**EXERCISE DESCRIPTION**
Retype nothing except the lines below from the one with "Convert this chart" through the one with "const yTicks = [0, 0.05, 0.1, 0.15, 0.2];", exactly, with images left out.

**SUPPLIED ENTRIES**
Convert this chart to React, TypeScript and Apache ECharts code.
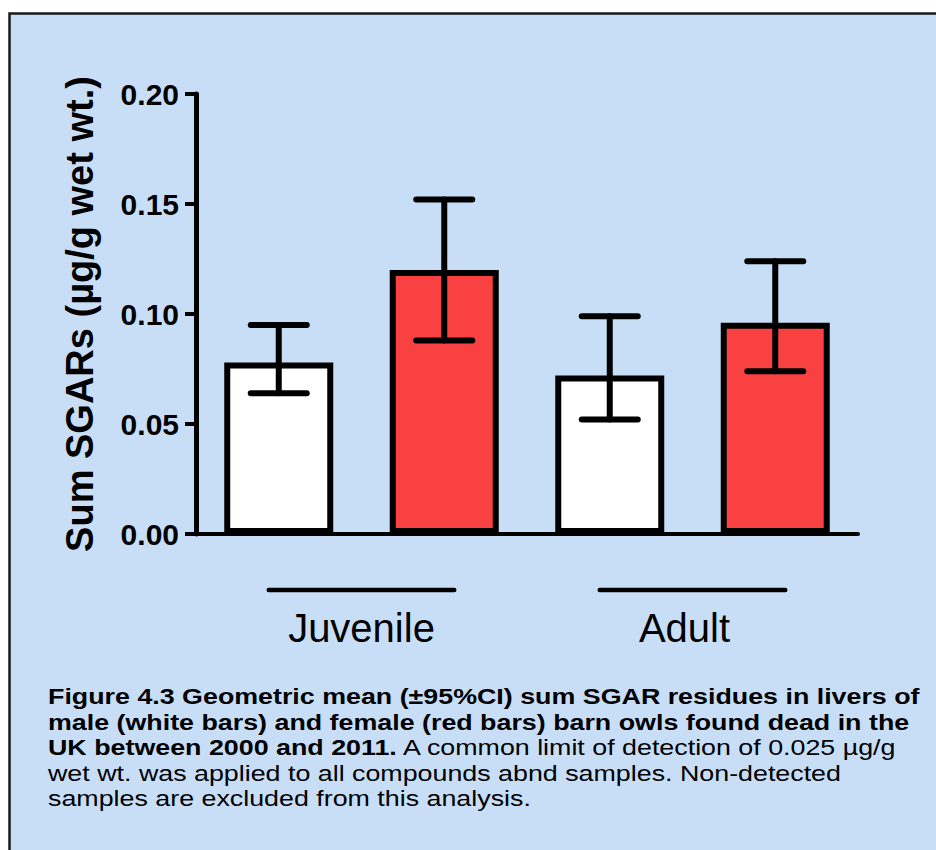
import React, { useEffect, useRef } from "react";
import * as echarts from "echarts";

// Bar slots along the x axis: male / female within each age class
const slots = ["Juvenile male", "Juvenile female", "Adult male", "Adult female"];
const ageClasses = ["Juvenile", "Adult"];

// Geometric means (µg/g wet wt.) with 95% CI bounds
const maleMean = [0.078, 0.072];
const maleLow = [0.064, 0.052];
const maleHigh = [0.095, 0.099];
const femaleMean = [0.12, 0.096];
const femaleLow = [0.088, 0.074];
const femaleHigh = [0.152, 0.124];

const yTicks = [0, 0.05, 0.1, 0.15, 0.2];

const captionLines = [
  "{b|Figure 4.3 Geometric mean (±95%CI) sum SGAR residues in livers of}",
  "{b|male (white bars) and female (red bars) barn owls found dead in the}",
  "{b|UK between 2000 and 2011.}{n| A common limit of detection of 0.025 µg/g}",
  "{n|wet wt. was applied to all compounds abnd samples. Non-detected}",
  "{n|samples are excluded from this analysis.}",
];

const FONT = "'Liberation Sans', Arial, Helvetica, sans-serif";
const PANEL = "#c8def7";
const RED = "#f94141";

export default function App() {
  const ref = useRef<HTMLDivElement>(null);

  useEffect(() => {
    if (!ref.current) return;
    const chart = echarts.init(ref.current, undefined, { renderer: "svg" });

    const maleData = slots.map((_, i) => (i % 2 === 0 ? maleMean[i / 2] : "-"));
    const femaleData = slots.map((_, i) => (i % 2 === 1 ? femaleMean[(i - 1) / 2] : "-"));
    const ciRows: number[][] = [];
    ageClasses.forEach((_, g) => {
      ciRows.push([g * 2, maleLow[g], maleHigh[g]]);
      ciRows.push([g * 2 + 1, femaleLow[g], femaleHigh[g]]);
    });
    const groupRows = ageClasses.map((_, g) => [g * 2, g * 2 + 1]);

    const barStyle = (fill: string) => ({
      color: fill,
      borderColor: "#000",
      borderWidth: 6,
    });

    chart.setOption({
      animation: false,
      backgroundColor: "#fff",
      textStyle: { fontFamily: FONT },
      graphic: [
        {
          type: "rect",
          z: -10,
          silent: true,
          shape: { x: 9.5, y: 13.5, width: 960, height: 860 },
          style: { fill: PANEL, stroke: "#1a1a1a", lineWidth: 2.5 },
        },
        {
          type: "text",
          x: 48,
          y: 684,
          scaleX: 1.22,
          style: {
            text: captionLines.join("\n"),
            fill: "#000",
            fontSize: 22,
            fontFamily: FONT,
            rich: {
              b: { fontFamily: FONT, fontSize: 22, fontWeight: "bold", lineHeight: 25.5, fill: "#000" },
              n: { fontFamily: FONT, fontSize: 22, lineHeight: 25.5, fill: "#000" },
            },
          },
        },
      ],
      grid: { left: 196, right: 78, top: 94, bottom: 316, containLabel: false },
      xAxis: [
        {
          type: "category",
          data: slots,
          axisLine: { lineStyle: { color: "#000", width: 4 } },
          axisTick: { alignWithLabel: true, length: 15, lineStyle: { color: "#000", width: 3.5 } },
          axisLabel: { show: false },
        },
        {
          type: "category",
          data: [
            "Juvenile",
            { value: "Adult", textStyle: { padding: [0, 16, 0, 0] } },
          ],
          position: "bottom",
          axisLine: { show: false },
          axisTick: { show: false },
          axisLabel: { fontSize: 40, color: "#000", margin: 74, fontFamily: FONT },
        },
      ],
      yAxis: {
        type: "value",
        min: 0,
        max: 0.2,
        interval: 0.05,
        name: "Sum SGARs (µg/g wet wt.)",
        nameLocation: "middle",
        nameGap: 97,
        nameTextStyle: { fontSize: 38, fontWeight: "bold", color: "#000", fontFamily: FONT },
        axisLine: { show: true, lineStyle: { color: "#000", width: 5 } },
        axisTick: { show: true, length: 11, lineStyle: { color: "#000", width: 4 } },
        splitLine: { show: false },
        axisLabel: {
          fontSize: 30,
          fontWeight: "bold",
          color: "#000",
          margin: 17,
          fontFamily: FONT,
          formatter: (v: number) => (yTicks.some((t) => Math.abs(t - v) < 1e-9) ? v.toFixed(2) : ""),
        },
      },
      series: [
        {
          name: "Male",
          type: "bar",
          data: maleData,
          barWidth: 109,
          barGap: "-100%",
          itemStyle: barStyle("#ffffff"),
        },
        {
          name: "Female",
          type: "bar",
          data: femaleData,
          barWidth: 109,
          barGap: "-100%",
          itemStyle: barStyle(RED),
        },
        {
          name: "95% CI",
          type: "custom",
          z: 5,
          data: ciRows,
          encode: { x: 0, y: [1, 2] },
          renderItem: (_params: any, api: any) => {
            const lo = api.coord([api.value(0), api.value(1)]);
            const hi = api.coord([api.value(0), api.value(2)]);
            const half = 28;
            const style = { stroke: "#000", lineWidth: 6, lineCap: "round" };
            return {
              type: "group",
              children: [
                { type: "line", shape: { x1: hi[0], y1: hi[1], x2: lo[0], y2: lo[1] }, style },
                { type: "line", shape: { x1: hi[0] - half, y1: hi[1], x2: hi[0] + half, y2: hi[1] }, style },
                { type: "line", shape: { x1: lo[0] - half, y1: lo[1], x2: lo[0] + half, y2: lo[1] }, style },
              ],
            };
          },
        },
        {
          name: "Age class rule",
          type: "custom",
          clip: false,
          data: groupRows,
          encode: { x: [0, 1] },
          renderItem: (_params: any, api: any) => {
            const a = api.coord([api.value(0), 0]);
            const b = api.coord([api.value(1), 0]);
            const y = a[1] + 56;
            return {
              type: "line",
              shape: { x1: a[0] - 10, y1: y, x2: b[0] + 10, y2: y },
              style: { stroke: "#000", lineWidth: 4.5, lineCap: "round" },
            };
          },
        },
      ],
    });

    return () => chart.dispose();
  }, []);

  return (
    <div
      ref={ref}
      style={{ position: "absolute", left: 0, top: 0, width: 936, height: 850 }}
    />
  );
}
...
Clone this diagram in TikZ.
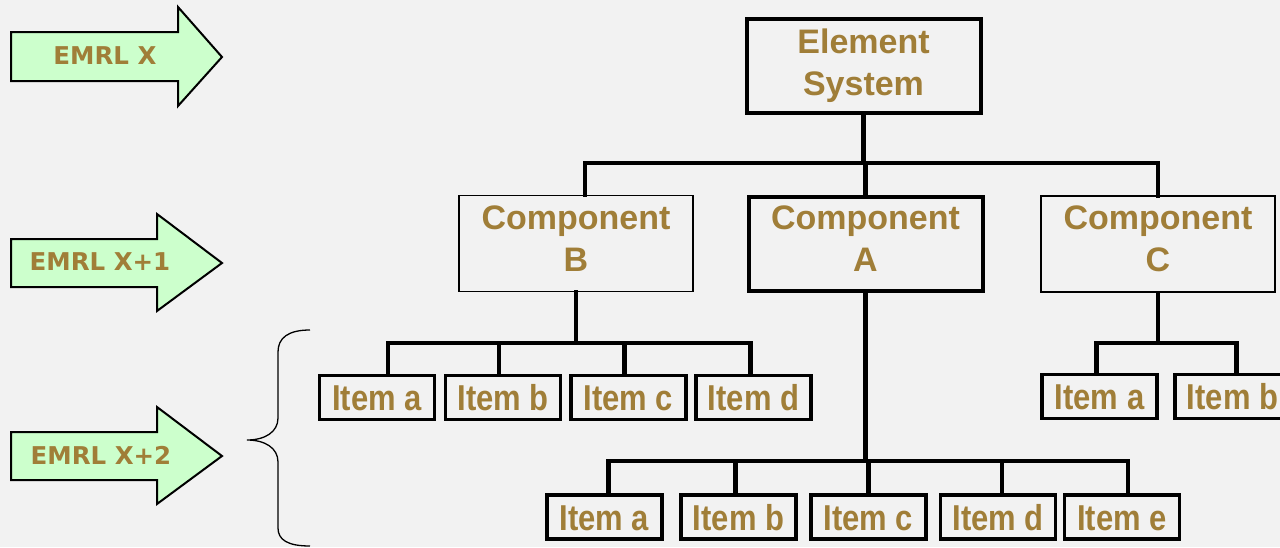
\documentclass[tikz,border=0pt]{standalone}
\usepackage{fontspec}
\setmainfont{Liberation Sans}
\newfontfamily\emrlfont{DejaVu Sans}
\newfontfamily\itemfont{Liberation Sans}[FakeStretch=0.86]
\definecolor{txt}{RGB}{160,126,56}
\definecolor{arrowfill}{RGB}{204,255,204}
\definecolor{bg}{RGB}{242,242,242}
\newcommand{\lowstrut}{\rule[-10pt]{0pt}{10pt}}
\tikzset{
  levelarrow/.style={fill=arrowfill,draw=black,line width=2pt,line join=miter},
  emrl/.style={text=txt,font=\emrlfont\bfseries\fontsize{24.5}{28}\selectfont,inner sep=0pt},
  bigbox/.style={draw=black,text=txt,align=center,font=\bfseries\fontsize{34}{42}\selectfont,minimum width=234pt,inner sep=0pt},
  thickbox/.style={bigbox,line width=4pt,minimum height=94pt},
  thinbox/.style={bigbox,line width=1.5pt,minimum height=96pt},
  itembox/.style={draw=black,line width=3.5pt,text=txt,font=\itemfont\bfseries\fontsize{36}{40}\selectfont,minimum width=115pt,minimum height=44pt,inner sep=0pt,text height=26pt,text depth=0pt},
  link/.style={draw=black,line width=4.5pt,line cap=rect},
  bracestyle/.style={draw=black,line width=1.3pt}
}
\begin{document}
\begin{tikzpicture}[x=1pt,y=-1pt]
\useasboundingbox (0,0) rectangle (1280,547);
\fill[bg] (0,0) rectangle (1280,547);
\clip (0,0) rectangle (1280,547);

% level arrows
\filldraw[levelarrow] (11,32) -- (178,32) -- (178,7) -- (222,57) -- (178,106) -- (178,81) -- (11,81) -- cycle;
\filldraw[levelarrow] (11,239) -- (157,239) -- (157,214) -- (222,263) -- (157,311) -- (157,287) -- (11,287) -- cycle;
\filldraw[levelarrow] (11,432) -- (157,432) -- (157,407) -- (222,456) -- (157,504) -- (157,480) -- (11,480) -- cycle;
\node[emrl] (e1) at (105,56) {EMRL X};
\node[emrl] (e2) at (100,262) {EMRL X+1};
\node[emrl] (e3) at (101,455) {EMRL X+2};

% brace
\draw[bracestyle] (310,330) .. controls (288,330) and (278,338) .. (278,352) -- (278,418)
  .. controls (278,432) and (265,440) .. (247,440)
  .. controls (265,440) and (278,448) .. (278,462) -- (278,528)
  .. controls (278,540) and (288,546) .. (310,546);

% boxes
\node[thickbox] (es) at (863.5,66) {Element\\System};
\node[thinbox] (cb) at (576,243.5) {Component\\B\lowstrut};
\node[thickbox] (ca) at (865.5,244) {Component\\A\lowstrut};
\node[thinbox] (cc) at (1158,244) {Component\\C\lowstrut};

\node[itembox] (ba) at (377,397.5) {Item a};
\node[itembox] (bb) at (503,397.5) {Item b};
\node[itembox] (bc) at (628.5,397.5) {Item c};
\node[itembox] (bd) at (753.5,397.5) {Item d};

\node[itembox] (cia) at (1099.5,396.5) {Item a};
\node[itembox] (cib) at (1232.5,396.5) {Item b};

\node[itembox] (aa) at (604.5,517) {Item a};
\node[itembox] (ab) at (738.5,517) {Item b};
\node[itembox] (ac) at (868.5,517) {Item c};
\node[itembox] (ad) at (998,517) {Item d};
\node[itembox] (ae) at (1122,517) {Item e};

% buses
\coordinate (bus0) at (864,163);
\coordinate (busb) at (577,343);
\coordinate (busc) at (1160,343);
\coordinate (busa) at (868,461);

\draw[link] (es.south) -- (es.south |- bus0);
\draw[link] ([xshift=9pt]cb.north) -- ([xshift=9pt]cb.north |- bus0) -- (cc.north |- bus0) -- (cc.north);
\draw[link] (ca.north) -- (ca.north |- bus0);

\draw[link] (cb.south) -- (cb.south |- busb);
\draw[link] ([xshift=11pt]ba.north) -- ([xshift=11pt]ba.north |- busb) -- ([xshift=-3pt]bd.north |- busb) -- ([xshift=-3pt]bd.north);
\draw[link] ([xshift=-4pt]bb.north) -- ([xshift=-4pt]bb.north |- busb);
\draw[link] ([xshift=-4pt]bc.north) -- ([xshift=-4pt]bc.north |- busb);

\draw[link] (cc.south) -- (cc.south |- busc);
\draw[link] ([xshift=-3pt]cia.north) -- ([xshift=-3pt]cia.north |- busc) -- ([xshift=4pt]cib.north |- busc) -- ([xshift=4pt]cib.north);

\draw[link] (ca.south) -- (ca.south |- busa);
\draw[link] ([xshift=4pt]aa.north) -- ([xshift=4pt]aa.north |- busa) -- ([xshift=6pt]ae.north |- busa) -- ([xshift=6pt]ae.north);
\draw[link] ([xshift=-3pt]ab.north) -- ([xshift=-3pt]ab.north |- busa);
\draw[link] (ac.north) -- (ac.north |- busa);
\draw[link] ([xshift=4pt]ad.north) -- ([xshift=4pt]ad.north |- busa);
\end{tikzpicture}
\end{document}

**EXERCISE ANSWER**
Convert this chart to React, TypeScript and Apache ECharts code.
import React, { useEffect, useRef } from "react";
import * as echarts from "echarts";

// Bar slots along the x axis: male / female within each age class
const slots = ["Juvenile male", "Juvenile female", "Adult male", "Adult female"];
const ageClasses = ["Juvenile", "Adult"];

// Geometric means (µg/g wet wt.) with 95% CI bounds
const maleMean = [0.078, 0.072];
const maleLow = [0.064, 0.052];
const maleHigh = [0.095, 0.099];
const femaleMean = [0.12, 0.096];
const femaleLow = [0.088, 0.074];
const femaleHigh = [0.152, 0.124];

const yTicks = [0, 0.05, 0.1, 0.15, 0.2];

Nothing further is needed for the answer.